Rows from a dataset of charts and code
════════════════════
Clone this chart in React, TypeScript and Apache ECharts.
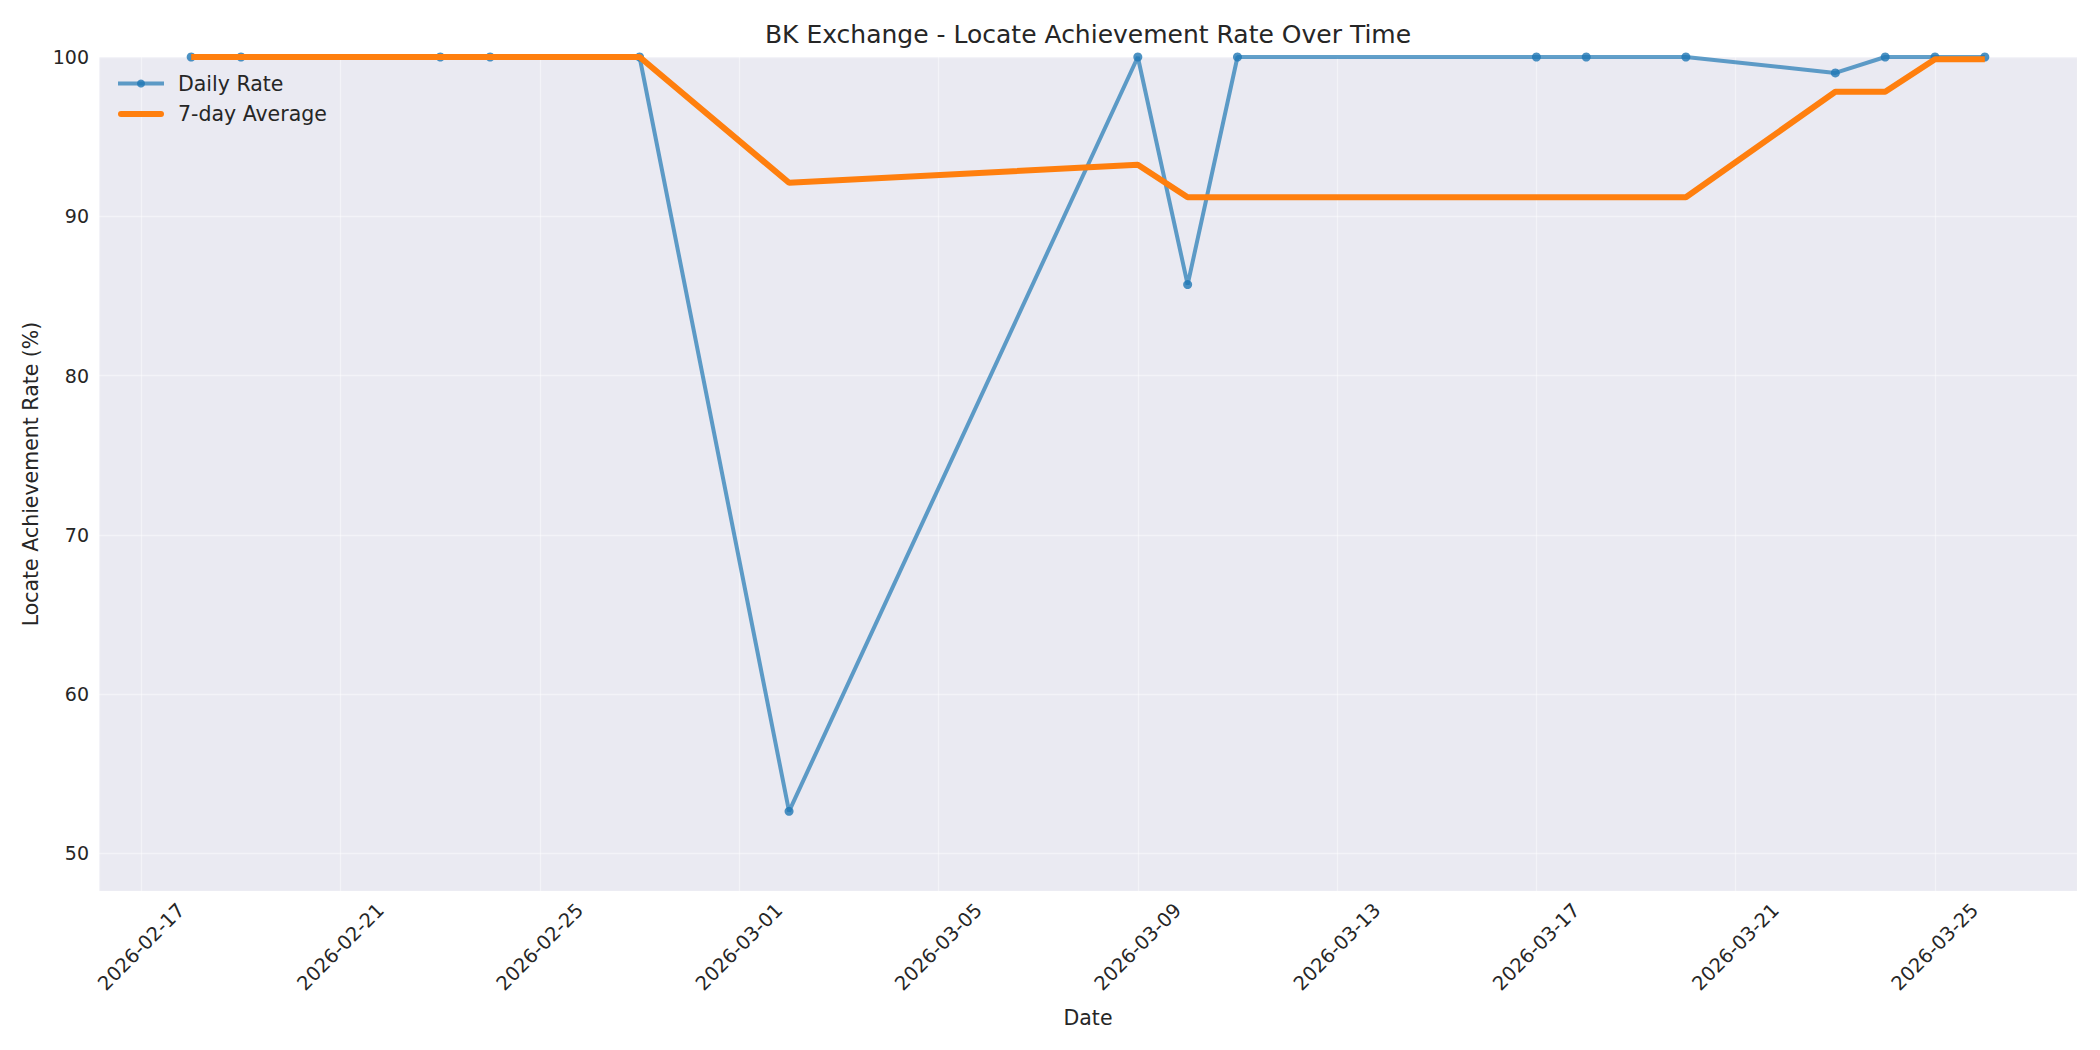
import { useEffect, useRef } from "react";
import * as echarts from "echarts";

const FONT = "DejaVu Sans";
const INK = "#262626";
const BG = "#eaeaf2";
const BLUE = "rgba(31,119,180,0.7)";
const BLUE_DOT = "rgba(31,119,180,0.8)";
const ORANGE = "#ff7f0e";

// dates of the observations
const DATES = [
  "2026-02-18", "2026-02-19", "2026-02-23", "2026-02-24", "2026-02-27", "2026-03-02",
  "2026-03-09", "2026-03-10", "2026-03-11", "2026-03-17", "2026-03-18", "2026-03-20",
  "2026-03-23", "2026-03-24", "2026-03-25", "2026-03-26",
];
// daily locate achievement rate (%)
const DAILY = [100, 100, 100, 100, 100, 52.63, 100, 85.71, 100, 100, 100, 100, 99.0, 100, 100, 100];
// 7-day rolling average (%)
const AVG7 = [100, 100, 100, 100, 100, 92.1, 93.23, 91.19, 91.19, 91.19, 91.19, 91.19, 97.82, 97.82, 99.86, 99.86];

// x axis: days counted from the first tick date
const X_ORIGIN = "2026-02-17";
const X_MIN = -0.85;
const X_MAX = 38.85;
const X_STEP = 4;
const Y_MIN = 47.63;
const Y_MAX = 100;
const Y_STEP = 10;

const DAY = 86400000;
const t0 = Date.parse(X_ORIGIN);
const dayOf = (d: string) => (Date.parse(d) - t0) / DAY;

export default function App() {
  const ref = useRef<HTMLDivElement>(null);

  useEffect(() => {
    if (!ref.current) return;
    const inst = echarts.init(ref.current, undefined, { renderer: "svg" });

    const daily = DATES.map((d, i) => [dayOf(d), DAILY[i]]);
    const avg = DATES.map((d, i) => [dayOf(d), AVG7[i]]);

    inst.setOption({
      animation: false,
      backgroundColor: "#ffffff",
      textStyle: { fontFamily: FONT, color: INK },
      title: {
        text: "BK Exchange - Locate Achievement Rate Over Time",
        left: 1088, top: 22, textAlign: "center", padding: 0,
        textStyle: { fontFamily: FONT, fontSize: 25, fontWeight: "normal", color: INK },
      },
      legend: {
        data: [
          { name: "Daily Rate", lineStyle: { width: 4, color: BLUE }, itemStyle: { color: BLUE_DOT } },
          { name: "7-day Average", icon: "path://M3,0H43A3,3 0 0 1 43,6H3A3,3 0 0 1 3,0Z" },
        ],
        orient: "vertical", left: 111, top: 68,
        itemWidth: 46, itemHeight: 10, itemGap: 9.5,
        textStyle: { fontFamily: FONT, fontSize: 20.5, color: INK, padding: [0, 0, 0, 9] },
      },
      grid: { left: 99, right: 23, top: 57, bottom: 159, backgroundColor: BG, show: true, borderWidth: 0 },
      xAxis: {
        type: "value", min: X_MIN, max: X_MAX, minInterval: X_STEP, maxInterval: X_STEP,
        name: "Date", nameLocation: "middle", nameGap: 116,
        nameTextStyle: { fontFamily: FONT, fontSize: 20.5, color: INK },
        axisLine: { show: false }, axisTick: { show: false },
        axisLabel: {
          rotate: 45, align: "center", verticalAlign: "middle", margin: 56,
          fontFamily: FONT, fontSize: 19.5, color: INK,
          showMinLabel: false, showMaxLabel: false,
          formatter: (v: number) => {
            if (Math.abs(v - Math.round(v)) > 1e-6) return "";
            return new Date(t0 + Math.round(v) * DAY).toISOString().slice(0, 10);
          },
        },
        splitLine: { show: true, lineStyle: { color: "rgba(255,255,255,0.45)", width: 1.3 } },
      },
      yAxis: {
        type: "value", min: Y_MIN, max: Y_MAX, minInterval: Y_STEP, maxInterval: Y_STEP,
        name: "Locate Achievement Rate (%)", nameLocation: "middle", nameGap: 57,
        nameTextStyle: { fontFamily: FONT, fontSize: 20.5, color: INK },
        axisLine: { show: false }, axisTick: { show: false },
        axisLabel: {
          margin: 10, fontFamily: FONT, fontSize: 19, color: INK,
          formatter: (v: number) => (Math.abs(v % Y_STEP) < 1e-6 ? String(v) : ""),
        },
        splitLine: { show: true, lineStyle: { color: "rgba(255,255,255,0.45)", width: 1.3 } },
      },
      series: [
        {
          name: "Daily Rate", type: "line", data: daily, z: 2,
          symbol: "circle", symbolSize: 9, showSymbol: true,
          lineStyle: { color: BLUE, width: 4 },
          itemStyle: { color: BLUE_DOT },
        },
        {
          name: "7-day Average", type: "line", data: avg, z: 3,
          symbol: "none",
          lineStyle: { color: ORANGE, width: 6 },
          itemStyle: { color: ORANGE },
        },
      ],
    });

    return () => inst.dispose();
  }, []);

  return <div ref={ref} style={{ position: "fixed", left: 0, top: 0, width: 2100, height: 1050 }} />;
}
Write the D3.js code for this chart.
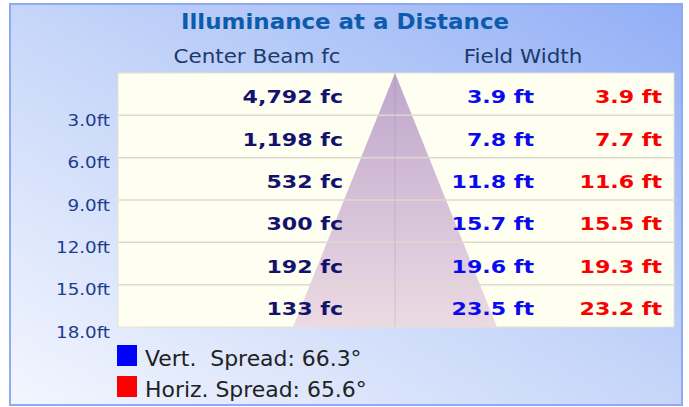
<!DOCTYPE html>
<html>
<head>
<meta charset="utf-8">
<script src="https://cdn.jsdelivr.net/npm/d3@7"></script>
<style>
  html, body { margin: 0; padding: 0; background: #ffffff; }
  svg { display: block; font-family: "DejaVu Sans", Verdana, sans-serif; }
  text { white-space: pre; }
</style>
</head>
<body>
<div class="chart"></div>
<script>

// data
const distances = [3, 6, 9, 12, 15, 18];
const centerBeamFc = [4792, 1198, 532, 300, 192, 133];
const vertWidth = [3.9, 7.8, 11.8, 15.7, 19.6, 23.5];
const horizWidth = [3.9, 7.7, 11.6, 15.5, 19.3, 23.2];
const spreadNames = ["Vert.  Spread: ", "Horiz. Spread: "];
const spreadAngles = [66.3, 65.6];
const spreadColors = ["#0000ff", "#ff0000"];
const TITLE = "Illuminance at a Distance";
const HEADS = ["Center Beam fc", "Field Width"];

const FRAME_WIDTH = 689;
const FRAME_HEIGHT = 407;
const PLOT = {left: 118, right: 674, top: 73, bottom: 327};
const CONE_X = 395;
const CONE_HALF = 102;

// text styles: size, weight, colour, horizontal stretch
const STYLES = {
    title:  {size: 20.5, weight: "bold",   color: "#0d5cab", sx: 1.12},
    head:   {size: 19.5, weight: "normal", color: "#1b3a6b", sx: 1.1},
    tick:   {size: 15,   weight: "normal", color: "#1d3c8c", sx: 1.22},
    fc:     {size: 18,   weight: "bold",   color: "#13136e", sx: 1.23},
    vert:   {size: 18,   weight: "bold",   color: "#0a0af0", sx: 1.23},
    horiz:  {size: 18,   weight: "bold",   color: "#f80000", sx: 1.23},
    legend: {size: 21.5, weight: "normal", color: "#222222", sx: 1.02}
};

const SVG = d3.select(".chart")
    .append("svg")
    .attr("width", FRAME_WIDTH)
    .attr("height", FRAME_HEIGHT);

const DEFS = SVG.append("defs");

const BG = DEFS.append("linearGradient")
    .attr("id", "bg")
    .attr("x1", 0).attr("y1", 1)
    .attr("x2", 1).attr("y2", 0);
BG.append("stop").attr("offset", 0).attr("stop-color", "#f3f6fe");
BG.append("stop").attr("offset", 0.5).attr("stop-color", "#c6d6f9");
BG.append("stop").attr("offset", 1).attr("stop-color", "#92aef6");

const CONE_FILL = DEFS.append("linearGradient")
    .attr("id", "cone")
    .attr("x1", 0).attr("y1", 0)
    .attr("x2", 0).attr("y2", 1);
CONE_FILL.append("stop").attr("offset", 0).attr("stop-color", "#bea6cd");
CONE_FILL.append("stop").attr("offset", 1).attr("stop-color", "#ecdae2");

function addText(parent, x, y, str, style, anchor) {
    const s = STYLES[style];
    return parent.append("text")
        .attr("transform", "translate(" + x + "," + y + ") scale(" + s.sx + ",1)")
        .attr("text-anchor", anchor)
        .attr("font-size", s.size)
        .attr("font-weight", s.weight)
        .attr("fill", s.color)
        .text(str);
}

// background panel
SVG.append("rect")
    .attr("x", 10).attr("y", 4)
    .attr("width", 672).attr("height", 401)
    .attr("fill", "url(#bg)")
    .attr("stroke", "#8eaaf3")
    .attr("stroke-width", 2);

// scales
const Y_SCALE = d3.scaleLinear()
    .domain([0, d3.max(distances)])
    .range([PLOT.top, PLOT.bottom]);

const maxHalfWidth = d3.max(vertWidth) / 2;
const X_CONE = d3.scaleLinear()
    .domain([-maxHalfWidth, maxHalfWidth])
    .range([CONE_X - CONE_HALF, CONE_X + CONE_HALF]);

// plot area
SVG.append("rect")
    .attr("x", PLOT.left).attr("y", PLOT.top)
    .attr("width", PLOT.right - PLOT.left)
    .attr("height", PLOT.bottom - PLOT.top)
    .attr("fill", "#fffff1")
    .attr("stroke", "#e4e2d2")
    .attr("stroke-width", 1);

// beam cone
const lastD = distances[distances.length - 1];
const lastW = vertWidth[vertWidth.length - 1] / 2;
const conePts = [[0, 0], [-lastW, lastD], [lastW, lastD]];
SVG.append("path")
    .attr("d", d3.line()
        .x((d) => X_CONE(d[0]))
        .y((d) => Y_SCALE(d[1]))(conePts) + "Z")
    .attr("fill", "url(#cone)");

// row lines
SVG.selectAll(".row-line")
    .data(distances.slice(0, -1))
    .enter()
    .append("line")
        .attr("class", "row-line")
        .attr("x1", PLOT.left + 1)
        .attr("x2", PLOT.right - 1)
        .attr("y1", (d) => Y_SCALE(d))
        .attr("y2", (d) => Y_SCALE(d))
        .attr("stroke", "#dcdace")
        .attr("stroke-width", 1.5);

// center line
SVG.append("line")
    .attr("x1", X_CONE(0)).attr("x2", X_CONE(0))
    .attr("y1", PLOT.top).attr("y2", PLOT.bottom)
    .attr("stroke", "#8a6a8a")
    .attr("stroke-opacity", 0.15)
    .attr("stroke-width", 1.5);

// y axis
const Y_AXIS = SVG.append("g")
    .attr("transform", "translate(" + PLOT.left + ",0)")
    .call(d3.axisLeft(Y_SCALE)
        .tickValues(distances)
        .tickSize(0)
        .tickPadding(8 / STYLES.tick.sx)
        .tickFormat((d) => d3.format(".1f")(d) + "ft"))
    .attr("font-family", null)
    .attr("font-size", null);
Y_AXIS.select(".domain").remove();
Y_AXIS.selectAll("text")
    .attr("dy", null)
    .attr("y", 10)
    .attr("transform", "scale(" + STYLES.tick.sx + ",1)")
    .style("font-family", "'DejaVu Sans', Verdana, sans-serif")
    .attr("font-size", STYLES.tick.size)
    .attr("fill", STYLES.tick.color);

// titles
addText(SVG, 345, 29, TITLE, "title", "middle");
addText(SVG, 257, 63, HEADS[0], "head", "middle");
addText(SVG, 523, 63, HEADS[1], "head", "middle");

// values per row
const fmtFc = d3.format(",");
const fmtFt = d3.format(".1f");
distances.forEach((d, i) => {
    const base = Y_SCALE(d) - 12;
    addText(SVG, 343, base, fmtFc(centerBeamFc[i]) + " fc", "fc", "end");
    addText(SVG, 534, base, fmtFt(vertWidth[i]) + " ft", "vert", "end");
    addText(SVG, 662, base, fmtFt(horizWidth[i]) + " ft", "horiz", "end");
});

// legend
spreadNames.forEach((name, i) => {
    const top = 345 + i * 31;
    SVG.append("rect")
        .attr("x", 117).attr("y", top)
        .attr("width", 20).attr("height", 21)
        .attr("fill", spreadColors[i]);
    addText(SVG, 145, top + 21, name + fmtFt(spreadAngles[i]) + "\u00b0", "legend", "start");
});

</script>
</body>
</html>
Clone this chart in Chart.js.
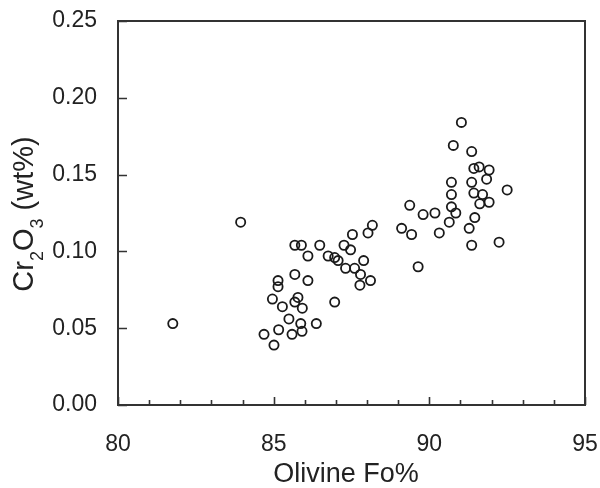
<!DOCTYPE html>
<html>
<head>
<meta charset="utf-8">
<script src="https://cdn.jsdelivr.net/npm/chart.js@4.4.0/dist/chart.umd.min.js"></script>
<style>
  html, body { margin: 0; padding: 0; background: #fff; }
</style>
</head>
<body>
<canvas id="chart" width="600" height="488"></canvas>
<script>
// Olivine Fo% vs Cr2O3 (wt%)
const foValues = [
    91.03, 90.77, 91.36, 91.60, 91.43, 91.92, 91.84, 91.36, 90.71, 92.50,
    90.71, 91.43, 91.71, 91.92, 89.37, 90.71, 91.62, 90.85, 90.18, 89.80,
    90.64, 91.46, 91.28, 89.11, 89.43, 90.32, 91.36, 92.24, 89.64, 83.94,
    88.17, 88.03, 87.53, 85.68, 85.89, 86.48, 87.26, 87.47, 86.10, 86.75,
    86.96, 87.07, 87.89, 87.31, 87.60, 87.79, 85.68, 88.11, 86.10, 85.14,
    87.77, 85.14, 84.96, 85.78, 85.68, 86.96, 85.28, 85.92, 85.49, 85.87,
    86.37, 81.76, 85.16, 85.91, 85.59, 84.69, 85.01
]
const crValues = [
    0.184, 0.169, 0.165, 0.155, 0.154, 0.153, 0.147, 0.145, 0.145, 0.140,
    0.137, 0.138, 0.137, 0.132, 0.130, 0.129, 0.131, 0.125, 0.125, 0.124,
    0.119, 0.122, 0.115, 0.115, 0.111, 0.112, 0.104, 0.106, 0.090, 0.119,
    0.117, 0.112, 0.111, 0.104, 0.104, 0.104, 0.104, 0.101, 0.097, 0.097,
    0.096, 0.094, 0.094, 0.089, 0.089, 0.085, 0.085, 0.081, 0.081, 0.081,
    0.078, 0.077, 0.069, 0.070, 0.067, 0.067, 0.064, 0.063, 0.056, 0.053,
    0.053, 0.053, 0.049, 0.048, 0.046, 0.046, 0.039
]
const xTicks = [80, 85, 90, 95]
const yTicks = [0, 0.05, 0.10, 0.15, 0.20, 0.25]
const xMinorStep = 1
const xTitulo = 'Olivine Fo%'

const textColor = '#222'
const lineColor = '#333'
const fuente = '"Liberation Sans", Arial, sans-serif'

const puntos = foValues.map((fo, i) => ({ x: fo, y: crValues[i] }))

// frame, inner ticks and both axis titles
const marcoPlugin = {
    id: 'marco',
    afterDraw(chart) {
        const { ctx, chartArea, scales } = chart
        const sx = scales.x
        const sy = scales.y
        ctx.save()
        ctx.strokeStyle = lineColor
        ctx.lineWidth = 1.6
        ctx.beginPath()
        for (let v = xTicks[0]; v <= xTicks[xTicks.length - 1]; v += xMinorStep) {
            const px = Math.round(sx.getPixelForValue(v)) + 0.5
            const len = xTicks.includes(v) ? 8 : 5
            ctx.moveTo(px, chartArea.bottom)
            ctx.lineTo(px, chartArea.bottom - len)
        }
        yTicks.forEach(v => {
            const py = Math.round(sy.getPixelForValue(v)) + 0.5
            ctx.moveTo(chartArea.left, py)
            ctx.lineTo(chartArea.left + 9, py)
        })
        ctx.stroke()

        ctx.lineWidth = 2
        ctx.strokeRect(chartArea.left, chartArea.top, chartArea.right - chartArea.left, chartArea.bottom - chartArea.top)

        // x title
        ctx.fillStyle = textColor
        ctx.font = '27px ' + fuente
        ctx.textAlign = 'center'
        ctx.textBaseline = 'alphabetic'
        ctx.fillText(xTitulo, 346, 482)

        // y title with subscripts
        const mainFont = '29px ' + fuente
        const subFont = '18px ' + fuente
        const partes = [['Cr', false], ['2', true], ['O', false], ['3', true], [' (wt%)', false]]
        let total = 0
        partes.forEach(p => {
            ctx.font = p[1] ? subFont : mainFont
            total += ctx.measureText(p[0]).width
        })
        ctx.translate(33, 214)
        ctx.rotate(-Math.PI / 2)
        ctx.textAlign = 'left'
        let pos = -total / 2
        partes.forEach(p => {
            ctx.font = p[1] ? subFont : mainFont
            ctx.fillText(p[0], pos, p[1] ? 10 : 0)
            pos += ctx.measureText(p[0]).width
        })
        ctx.restore()
    }
}

new Chart(document.querySelector('#chart'), {
    type: 'scatter',
    data: {
        datasets: [{
            data: puntos,
            pointStyle: 'circle',
            pointRadius: 4.6,
            pointHoverRadius: 4.6,
            pointBorderWidth: 1.8,
            borderColor: '#1a1a1a',
            backgroundColor: 'rgba(0,0,0,0)'
        }]
    },
    options: {
        responsive: false,
        animation: false,
        layout: { padding: { left: 0, right: 15, top: 21, bottom: 0 } },
        plugins: {
            legend: { display: false },
            tooltip: { enabled: false }
        },
        scales: {
            x: {
                type: 'linear',
                min: 80,
                max: 95,
                afterBuildTicks: (scale) => { scale.ticks = xTicks.map(v => ({ value: v })) },
                afterFit: (scale) => {
                    scale.height = 83
                    scale.paddingLeft = 0
                    scale.paddingRight = 0
                },
                grid: { display: false, drawTicks: false },
                border: { display: false },
                ticks: {
                    padding: 26,
                    color: textColor,
                    font: { family: fuente, size: 23 }
                }
            },
            y: {
                type: 'linear',
                min: 0,
                max: 0.25,
                afterBuildTicks: (scale) => { scale.ticks = yTicks.map(v => ({ value: v })) },
                afterFit: (scale) => {
                    scale.width = 118
                    scale.paddingTop = 0
                    scale.paddingBottom = 0
                },
                grid: { display: false, drawTicks: false },
                border: { display: false },
                ticks: {
                    padding: 21,
                    color: textColor,
                    callback: (v) => v.toFixed(2),
                    font: { family: fuente, size: 23 }
                }
            }
        }
    },
    plugins: [marcoPlugin]
})
</script>
</body>
</html>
════════════════════
» **REQUIRED TASK**
Begin at the top of the records above and retype each line exactly until the line containing "97.82, 99.86, 99.86];", which is included. Skip all pictures.

» **REPLY TO THE TASK**
Clone this chart in React, TypeScript and Apache ECharts.
import { useEffect, useRef } from "react";
import * as echarts from "echarts";

const FONT = "DejaVu Sans";
const INK = "#262626";
const BG = "#eaeaf2";
const BLUE = "rgba(31,119,180,0.7)";
const BLUE_DOT = "rgba(31,119,180,0.8)";
const ORANGE = "#ff7f0e";

// dates of the observations
const DATES = [
  "2026-02-18", "2026-02-19", "2026-02-23", "2026-02-24", "2026-02-27", "2026-03-02",
  "2026-03-09", "2026-03-10", "2026-03-11", "2026-03-17", "2026-03-18", "2026-03-20",
  "2026-03-23", "2026-03-24", "2026-03-25", "2026-03-26",
];
// daily locate achievement rate (%)
const DAILY = [100, 100, 100, 100, 100, 52.63, 100, 85.71, 100, 100, 100, 100, 99.0, 100, 100, 100];
// 7-day rolling average (%)
const AVG7 = [100, 100, 100, 100, 100, 92.1, 93.23, 91.19, 91.19, 91.19, 91.19, 91.19, 97.82, 97.82, 99.86, 99.86];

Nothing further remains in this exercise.